[Records from a data collection]
*-*-*
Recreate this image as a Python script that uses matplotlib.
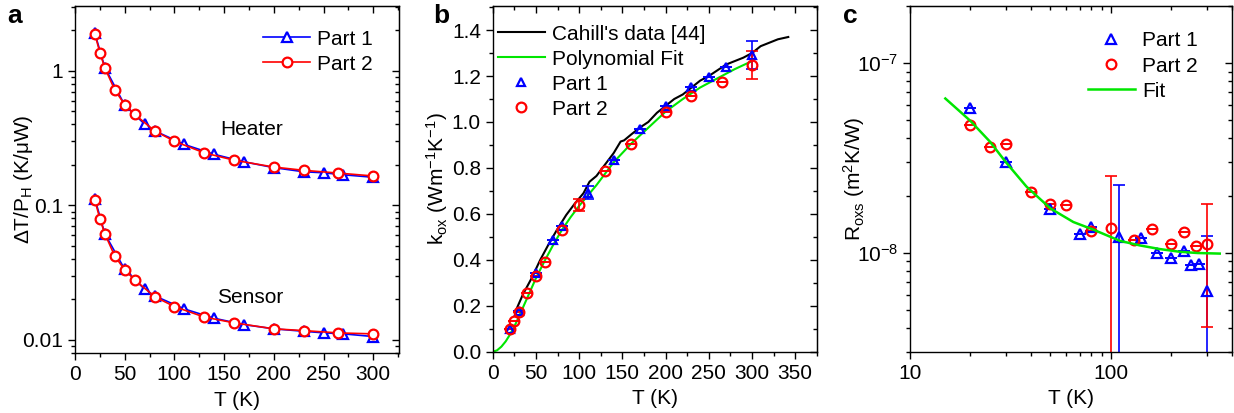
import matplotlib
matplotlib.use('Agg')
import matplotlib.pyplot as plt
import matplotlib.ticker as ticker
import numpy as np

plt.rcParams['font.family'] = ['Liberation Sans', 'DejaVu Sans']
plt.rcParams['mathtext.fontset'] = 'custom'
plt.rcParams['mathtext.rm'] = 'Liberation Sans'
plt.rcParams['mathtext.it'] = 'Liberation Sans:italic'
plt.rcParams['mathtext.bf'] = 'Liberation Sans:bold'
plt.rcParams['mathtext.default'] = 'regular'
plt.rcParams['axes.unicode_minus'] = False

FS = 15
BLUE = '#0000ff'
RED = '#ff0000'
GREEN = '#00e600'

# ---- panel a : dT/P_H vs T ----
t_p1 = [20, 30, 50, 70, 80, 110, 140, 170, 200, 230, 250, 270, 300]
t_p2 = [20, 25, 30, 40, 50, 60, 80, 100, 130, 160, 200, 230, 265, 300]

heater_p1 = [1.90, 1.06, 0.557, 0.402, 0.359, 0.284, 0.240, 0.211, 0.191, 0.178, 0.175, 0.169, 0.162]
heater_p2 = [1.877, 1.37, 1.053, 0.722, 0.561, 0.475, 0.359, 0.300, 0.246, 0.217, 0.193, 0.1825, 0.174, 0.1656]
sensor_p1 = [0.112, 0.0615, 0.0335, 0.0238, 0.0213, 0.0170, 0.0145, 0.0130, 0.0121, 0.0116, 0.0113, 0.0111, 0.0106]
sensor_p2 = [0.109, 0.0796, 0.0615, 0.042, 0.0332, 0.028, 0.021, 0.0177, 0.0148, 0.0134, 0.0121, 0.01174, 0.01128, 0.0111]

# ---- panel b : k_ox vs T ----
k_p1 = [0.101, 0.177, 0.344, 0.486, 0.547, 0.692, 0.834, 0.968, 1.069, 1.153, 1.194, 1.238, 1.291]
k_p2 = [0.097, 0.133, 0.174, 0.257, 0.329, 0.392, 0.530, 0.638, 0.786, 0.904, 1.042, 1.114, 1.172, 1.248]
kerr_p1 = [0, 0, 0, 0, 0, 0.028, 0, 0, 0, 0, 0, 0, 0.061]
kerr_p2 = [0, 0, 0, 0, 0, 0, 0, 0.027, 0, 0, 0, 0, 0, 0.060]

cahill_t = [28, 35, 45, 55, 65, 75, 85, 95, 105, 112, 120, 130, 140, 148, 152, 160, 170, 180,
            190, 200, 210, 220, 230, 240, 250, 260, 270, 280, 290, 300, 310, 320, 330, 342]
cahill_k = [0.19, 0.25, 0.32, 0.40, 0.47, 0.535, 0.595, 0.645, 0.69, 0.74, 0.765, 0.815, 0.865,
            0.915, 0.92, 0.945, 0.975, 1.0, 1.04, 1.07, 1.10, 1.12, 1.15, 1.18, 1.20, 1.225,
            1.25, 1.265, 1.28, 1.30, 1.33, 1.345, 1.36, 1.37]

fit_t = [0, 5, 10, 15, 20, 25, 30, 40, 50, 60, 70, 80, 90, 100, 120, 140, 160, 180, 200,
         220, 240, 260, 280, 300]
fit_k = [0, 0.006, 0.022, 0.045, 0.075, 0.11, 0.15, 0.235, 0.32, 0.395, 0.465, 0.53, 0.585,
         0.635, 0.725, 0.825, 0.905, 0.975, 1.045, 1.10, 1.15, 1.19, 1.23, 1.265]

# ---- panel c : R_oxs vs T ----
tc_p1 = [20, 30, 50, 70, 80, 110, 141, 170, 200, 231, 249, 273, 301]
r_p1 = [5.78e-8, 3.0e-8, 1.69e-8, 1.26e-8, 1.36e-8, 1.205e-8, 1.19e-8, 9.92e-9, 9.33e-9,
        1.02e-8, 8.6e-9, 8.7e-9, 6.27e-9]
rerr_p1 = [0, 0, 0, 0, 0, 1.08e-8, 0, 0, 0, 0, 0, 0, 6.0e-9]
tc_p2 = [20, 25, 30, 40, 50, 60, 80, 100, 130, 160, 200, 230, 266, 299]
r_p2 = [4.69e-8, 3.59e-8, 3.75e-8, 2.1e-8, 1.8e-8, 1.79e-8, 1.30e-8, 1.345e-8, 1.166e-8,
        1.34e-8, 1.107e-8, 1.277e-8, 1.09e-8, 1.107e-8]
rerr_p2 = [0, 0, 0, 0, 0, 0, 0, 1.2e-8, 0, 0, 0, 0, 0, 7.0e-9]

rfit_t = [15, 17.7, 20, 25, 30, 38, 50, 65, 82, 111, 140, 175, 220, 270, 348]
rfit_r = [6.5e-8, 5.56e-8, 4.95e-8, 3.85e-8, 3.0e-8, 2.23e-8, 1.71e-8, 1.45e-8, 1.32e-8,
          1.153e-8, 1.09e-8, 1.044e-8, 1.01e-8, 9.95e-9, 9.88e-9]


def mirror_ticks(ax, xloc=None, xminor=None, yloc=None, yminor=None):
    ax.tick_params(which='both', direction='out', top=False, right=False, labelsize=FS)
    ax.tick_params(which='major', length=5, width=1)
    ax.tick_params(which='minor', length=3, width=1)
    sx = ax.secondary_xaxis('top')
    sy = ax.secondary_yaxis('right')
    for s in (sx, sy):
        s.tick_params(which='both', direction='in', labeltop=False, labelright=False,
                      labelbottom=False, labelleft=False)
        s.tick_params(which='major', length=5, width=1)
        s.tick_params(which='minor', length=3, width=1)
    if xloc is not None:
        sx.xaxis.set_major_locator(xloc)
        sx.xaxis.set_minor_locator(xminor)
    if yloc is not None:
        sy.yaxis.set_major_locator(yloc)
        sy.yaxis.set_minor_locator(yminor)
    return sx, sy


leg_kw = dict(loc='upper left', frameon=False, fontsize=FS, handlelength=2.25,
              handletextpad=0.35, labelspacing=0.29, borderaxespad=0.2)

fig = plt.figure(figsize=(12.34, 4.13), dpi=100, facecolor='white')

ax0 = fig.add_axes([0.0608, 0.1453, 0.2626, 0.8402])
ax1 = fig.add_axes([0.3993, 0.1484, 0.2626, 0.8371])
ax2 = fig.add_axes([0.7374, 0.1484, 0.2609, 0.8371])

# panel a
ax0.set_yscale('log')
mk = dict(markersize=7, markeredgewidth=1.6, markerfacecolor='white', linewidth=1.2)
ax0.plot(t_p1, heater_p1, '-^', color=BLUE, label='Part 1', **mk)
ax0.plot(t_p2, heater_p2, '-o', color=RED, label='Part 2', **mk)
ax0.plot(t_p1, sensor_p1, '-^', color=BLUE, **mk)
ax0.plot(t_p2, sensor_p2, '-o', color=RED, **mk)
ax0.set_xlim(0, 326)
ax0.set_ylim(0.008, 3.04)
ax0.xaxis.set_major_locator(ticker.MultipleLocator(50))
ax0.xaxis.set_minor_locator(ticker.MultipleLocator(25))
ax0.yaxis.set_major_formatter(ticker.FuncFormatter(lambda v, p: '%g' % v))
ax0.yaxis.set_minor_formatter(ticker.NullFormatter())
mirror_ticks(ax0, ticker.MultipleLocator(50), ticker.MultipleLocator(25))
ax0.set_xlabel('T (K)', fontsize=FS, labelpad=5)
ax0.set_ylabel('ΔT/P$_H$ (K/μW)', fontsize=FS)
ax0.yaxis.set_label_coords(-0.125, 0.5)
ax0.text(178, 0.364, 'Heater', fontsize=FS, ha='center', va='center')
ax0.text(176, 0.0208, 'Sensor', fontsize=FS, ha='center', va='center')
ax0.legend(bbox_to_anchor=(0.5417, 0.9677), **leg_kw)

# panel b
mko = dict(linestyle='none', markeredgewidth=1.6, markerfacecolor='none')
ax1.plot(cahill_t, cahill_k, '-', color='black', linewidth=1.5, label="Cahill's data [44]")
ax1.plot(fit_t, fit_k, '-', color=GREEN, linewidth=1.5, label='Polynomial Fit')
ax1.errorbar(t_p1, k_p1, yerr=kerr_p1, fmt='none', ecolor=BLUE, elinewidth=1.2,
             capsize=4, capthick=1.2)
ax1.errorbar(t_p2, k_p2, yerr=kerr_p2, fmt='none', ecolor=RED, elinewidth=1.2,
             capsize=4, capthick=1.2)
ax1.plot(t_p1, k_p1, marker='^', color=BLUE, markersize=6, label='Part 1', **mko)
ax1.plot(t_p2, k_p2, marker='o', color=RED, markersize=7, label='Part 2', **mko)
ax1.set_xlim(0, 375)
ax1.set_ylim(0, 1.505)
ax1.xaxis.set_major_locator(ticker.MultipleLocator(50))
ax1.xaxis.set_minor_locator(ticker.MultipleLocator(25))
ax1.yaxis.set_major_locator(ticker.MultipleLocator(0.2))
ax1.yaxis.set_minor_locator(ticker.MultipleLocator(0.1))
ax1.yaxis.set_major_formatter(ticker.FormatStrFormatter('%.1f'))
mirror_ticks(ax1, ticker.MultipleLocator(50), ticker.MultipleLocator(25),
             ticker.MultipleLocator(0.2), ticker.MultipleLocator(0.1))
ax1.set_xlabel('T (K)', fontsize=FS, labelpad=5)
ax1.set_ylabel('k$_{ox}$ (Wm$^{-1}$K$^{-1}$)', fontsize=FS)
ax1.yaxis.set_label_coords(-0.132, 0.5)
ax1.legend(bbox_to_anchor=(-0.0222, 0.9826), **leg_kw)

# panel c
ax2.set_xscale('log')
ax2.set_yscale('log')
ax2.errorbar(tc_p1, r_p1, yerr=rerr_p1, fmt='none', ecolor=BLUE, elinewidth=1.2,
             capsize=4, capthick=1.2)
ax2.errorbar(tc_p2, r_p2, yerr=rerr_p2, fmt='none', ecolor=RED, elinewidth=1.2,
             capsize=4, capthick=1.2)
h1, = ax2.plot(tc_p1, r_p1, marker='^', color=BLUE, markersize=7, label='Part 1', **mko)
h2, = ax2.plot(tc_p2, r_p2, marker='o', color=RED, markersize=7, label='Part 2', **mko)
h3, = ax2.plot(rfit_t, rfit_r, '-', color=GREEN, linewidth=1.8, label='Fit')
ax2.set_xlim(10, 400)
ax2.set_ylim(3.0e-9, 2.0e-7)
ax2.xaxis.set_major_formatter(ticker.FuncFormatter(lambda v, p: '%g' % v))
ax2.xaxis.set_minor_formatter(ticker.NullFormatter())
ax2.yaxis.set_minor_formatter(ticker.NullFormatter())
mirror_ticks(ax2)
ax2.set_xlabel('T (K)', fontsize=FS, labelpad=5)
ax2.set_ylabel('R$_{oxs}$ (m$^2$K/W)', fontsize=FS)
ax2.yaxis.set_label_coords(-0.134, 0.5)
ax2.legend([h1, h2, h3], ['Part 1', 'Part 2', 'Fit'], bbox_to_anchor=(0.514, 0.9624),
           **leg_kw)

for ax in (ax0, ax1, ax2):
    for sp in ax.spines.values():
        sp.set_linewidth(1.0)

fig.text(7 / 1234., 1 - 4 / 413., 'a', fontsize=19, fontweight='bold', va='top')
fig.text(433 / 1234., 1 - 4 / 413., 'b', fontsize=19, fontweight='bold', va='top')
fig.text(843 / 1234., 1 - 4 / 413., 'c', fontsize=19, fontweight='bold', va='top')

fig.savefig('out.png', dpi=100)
*-*-*
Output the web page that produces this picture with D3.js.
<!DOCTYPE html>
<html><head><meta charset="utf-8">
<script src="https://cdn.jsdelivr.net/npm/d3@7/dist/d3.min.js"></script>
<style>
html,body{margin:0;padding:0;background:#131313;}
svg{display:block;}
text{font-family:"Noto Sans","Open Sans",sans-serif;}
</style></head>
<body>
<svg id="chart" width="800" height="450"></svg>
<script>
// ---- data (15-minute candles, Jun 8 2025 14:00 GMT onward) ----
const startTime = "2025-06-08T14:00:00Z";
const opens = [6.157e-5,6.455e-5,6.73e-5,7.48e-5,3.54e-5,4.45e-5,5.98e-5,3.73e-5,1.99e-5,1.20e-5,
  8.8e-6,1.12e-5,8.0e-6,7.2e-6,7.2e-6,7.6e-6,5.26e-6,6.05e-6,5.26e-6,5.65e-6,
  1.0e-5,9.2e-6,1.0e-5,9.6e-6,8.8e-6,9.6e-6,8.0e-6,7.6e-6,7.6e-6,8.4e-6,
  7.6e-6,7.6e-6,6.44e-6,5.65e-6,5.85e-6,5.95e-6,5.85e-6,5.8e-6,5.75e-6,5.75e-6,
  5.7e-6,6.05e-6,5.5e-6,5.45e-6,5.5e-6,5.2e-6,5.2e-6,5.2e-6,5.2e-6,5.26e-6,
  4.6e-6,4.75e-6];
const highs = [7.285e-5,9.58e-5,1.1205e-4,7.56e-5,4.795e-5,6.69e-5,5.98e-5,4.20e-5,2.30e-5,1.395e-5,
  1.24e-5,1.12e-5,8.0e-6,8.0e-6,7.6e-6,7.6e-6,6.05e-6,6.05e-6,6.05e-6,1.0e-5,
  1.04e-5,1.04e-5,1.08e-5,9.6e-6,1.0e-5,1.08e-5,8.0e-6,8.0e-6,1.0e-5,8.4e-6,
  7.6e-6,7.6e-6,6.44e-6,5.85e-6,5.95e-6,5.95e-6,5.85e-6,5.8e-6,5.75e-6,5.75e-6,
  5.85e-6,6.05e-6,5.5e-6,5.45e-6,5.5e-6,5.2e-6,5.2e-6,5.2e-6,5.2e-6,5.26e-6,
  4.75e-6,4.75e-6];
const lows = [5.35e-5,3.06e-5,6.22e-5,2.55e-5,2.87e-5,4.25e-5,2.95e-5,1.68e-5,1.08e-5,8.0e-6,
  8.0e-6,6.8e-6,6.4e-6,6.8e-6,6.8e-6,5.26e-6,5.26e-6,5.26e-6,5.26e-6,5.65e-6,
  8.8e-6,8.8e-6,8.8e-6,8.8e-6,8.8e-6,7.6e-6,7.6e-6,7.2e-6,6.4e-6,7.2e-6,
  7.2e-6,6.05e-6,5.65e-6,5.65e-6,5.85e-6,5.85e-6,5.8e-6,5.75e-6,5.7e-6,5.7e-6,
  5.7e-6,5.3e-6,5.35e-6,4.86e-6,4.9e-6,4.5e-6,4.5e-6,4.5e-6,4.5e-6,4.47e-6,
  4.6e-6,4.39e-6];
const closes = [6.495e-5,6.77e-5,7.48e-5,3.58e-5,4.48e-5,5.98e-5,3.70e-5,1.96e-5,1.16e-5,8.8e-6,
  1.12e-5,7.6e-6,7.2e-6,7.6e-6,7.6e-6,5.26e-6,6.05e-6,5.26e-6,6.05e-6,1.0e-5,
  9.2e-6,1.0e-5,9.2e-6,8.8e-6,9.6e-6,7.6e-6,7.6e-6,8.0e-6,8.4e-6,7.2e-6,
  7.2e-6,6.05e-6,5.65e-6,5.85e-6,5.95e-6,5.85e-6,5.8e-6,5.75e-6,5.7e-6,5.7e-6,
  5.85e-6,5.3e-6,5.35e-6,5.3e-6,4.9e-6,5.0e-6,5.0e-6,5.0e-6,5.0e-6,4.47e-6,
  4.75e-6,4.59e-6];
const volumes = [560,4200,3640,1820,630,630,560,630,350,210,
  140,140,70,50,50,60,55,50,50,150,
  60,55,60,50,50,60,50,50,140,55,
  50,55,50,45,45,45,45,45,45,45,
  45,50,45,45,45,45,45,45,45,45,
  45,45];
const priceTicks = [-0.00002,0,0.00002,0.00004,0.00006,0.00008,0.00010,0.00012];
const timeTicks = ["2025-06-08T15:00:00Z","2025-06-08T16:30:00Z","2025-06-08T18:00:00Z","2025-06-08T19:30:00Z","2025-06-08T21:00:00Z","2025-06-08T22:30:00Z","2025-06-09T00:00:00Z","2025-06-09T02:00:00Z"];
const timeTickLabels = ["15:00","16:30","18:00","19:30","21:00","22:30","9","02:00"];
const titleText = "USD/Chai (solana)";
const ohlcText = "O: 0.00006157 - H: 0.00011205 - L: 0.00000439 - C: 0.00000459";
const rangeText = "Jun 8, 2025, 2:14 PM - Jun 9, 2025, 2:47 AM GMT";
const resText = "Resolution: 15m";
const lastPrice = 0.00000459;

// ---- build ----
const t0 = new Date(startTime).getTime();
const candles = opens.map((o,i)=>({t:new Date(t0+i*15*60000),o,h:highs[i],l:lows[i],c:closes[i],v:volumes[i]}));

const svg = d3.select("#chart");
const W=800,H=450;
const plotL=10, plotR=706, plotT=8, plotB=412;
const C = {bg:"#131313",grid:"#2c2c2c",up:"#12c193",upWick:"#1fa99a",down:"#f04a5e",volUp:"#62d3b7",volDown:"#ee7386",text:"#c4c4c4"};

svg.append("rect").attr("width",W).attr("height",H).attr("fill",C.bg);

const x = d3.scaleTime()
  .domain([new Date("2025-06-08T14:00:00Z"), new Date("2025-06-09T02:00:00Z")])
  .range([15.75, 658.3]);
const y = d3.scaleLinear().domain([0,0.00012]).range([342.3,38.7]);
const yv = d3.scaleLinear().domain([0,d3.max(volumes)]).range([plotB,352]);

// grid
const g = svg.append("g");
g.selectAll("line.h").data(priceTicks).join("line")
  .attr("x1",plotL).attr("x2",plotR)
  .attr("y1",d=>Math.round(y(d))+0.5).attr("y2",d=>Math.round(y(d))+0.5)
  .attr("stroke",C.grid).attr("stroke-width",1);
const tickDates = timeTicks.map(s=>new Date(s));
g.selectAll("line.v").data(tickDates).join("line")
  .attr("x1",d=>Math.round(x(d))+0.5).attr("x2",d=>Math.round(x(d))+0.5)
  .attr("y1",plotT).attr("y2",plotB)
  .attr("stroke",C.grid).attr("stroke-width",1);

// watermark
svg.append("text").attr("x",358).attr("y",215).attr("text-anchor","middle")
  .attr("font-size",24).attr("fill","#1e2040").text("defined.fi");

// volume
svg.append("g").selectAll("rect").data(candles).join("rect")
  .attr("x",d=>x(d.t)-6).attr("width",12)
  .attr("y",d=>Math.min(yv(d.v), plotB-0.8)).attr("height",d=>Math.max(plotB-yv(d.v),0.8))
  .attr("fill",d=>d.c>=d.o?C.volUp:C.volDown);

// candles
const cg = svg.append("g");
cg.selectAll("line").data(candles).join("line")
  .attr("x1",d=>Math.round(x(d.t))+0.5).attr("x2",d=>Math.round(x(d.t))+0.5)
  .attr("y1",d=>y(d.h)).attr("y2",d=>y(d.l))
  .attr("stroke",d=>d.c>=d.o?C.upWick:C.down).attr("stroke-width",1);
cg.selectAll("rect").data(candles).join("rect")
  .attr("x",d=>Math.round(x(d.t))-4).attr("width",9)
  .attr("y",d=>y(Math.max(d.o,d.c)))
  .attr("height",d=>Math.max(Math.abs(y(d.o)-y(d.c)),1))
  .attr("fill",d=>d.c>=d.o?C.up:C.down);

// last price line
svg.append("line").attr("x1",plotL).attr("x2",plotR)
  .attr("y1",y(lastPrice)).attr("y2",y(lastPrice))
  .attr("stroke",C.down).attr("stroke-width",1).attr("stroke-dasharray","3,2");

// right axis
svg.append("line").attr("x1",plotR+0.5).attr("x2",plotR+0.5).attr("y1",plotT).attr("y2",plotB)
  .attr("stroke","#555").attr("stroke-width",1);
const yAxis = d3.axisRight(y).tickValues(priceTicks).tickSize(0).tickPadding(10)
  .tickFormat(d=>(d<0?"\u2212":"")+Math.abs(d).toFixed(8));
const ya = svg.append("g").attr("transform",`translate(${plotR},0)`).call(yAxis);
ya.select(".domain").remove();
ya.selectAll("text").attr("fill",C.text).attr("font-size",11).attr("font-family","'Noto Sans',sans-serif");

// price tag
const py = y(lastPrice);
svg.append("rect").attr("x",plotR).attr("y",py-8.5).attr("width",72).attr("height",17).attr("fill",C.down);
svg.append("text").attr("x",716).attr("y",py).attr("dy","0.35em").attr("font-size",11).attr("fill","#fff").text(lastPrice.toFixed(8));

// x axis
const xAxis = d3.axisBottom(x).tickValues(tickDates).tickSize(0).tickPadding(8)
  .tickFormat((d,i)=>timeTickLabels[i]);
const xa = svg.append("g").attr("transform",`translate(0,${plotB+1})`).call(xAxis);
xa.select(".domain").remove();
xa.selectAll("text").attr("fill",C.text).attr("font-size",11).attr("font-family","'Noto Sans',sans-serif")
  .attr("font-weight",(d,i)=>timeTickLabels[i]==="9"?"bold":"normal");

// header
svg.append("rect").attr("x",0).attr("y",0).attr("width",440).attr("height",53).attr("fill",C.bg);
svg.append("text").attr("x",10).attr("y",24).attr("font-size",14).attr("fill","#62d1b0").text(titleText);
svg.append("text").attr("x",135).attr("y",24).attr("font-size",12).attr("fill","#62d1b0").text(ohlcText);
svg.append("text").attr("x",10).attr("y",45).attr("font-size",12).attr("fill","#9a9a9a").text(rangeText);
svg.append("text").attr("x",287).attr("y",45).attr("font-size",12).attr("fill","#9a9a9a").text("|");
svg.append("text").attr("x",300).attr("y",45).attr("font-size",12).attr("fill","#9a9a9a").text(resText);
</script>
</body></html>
*-*-*
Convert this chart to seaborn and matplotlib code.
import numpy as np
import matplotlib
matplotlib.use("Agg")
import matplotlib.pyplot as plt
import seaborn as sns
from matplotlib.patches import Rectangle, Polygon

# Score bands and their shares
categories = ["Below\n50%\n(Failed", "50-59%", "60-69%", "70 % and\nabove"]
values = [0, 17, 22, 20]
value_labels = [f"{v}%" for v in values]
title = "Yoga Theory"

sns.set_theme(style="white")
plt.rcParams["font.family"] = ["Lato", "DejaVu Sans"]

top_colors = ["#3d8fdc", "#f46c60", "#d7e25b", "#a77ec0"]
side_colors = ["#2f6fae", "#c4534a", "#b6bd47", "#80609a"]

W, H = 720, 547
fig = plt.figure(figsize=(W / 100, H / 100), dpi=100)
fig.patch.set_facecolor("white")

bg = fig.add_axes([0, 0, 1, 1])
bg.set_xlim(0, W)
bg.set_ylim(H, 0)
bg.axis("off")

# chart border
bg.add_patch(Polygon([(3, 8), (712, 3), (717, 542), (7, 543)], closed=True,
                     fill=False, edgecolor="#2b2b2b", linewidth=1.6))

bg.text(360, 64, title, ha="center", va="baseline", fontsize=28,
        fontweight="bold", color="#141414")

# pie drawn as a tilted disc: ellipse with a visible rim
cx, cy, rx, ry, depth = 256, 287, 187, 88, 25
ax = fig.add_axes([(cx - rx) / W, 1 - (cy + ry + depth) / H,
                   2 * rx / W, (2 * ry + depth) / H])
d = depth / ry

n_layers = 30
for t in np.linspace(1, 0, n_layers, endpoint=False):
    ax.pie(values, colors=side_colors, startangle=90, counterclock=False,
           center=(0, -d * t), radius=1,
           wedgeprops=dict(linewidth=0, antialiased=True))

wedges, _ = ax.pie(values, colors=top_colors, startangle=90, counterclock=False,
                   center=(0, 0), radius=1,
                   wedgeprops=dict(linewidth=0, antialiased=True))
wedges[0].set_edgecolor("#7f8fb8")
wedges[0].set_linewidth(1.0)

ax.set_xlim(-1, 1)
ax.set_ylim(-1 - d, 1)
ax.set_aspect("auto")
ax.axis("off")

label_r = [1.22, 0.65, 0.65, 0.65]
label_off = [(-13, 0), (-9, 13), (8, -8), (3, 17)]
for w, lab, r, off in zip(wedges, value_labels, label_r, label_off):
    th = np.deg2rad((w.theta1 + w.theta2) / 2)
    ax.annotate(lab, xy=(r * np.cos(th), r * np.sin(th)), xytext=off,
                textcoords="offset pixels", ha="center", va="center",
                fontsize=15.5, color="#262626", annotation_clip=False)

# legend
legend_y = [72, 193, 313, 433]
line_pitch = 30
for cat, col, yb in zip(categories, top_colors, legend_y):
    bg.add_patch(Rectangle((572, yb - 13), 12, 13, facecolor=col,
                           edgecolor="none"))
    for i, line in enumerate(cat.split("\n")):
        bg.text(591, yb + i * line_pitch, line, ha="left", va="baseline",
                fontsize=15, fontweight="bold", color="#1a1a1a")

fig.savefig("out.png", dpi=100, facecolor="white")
*-*-*
■ YOUR GOAL
Of the lines in the data, how many contain the word "that"? Provide the number and nothing further.

■ TASK SOLUTION
2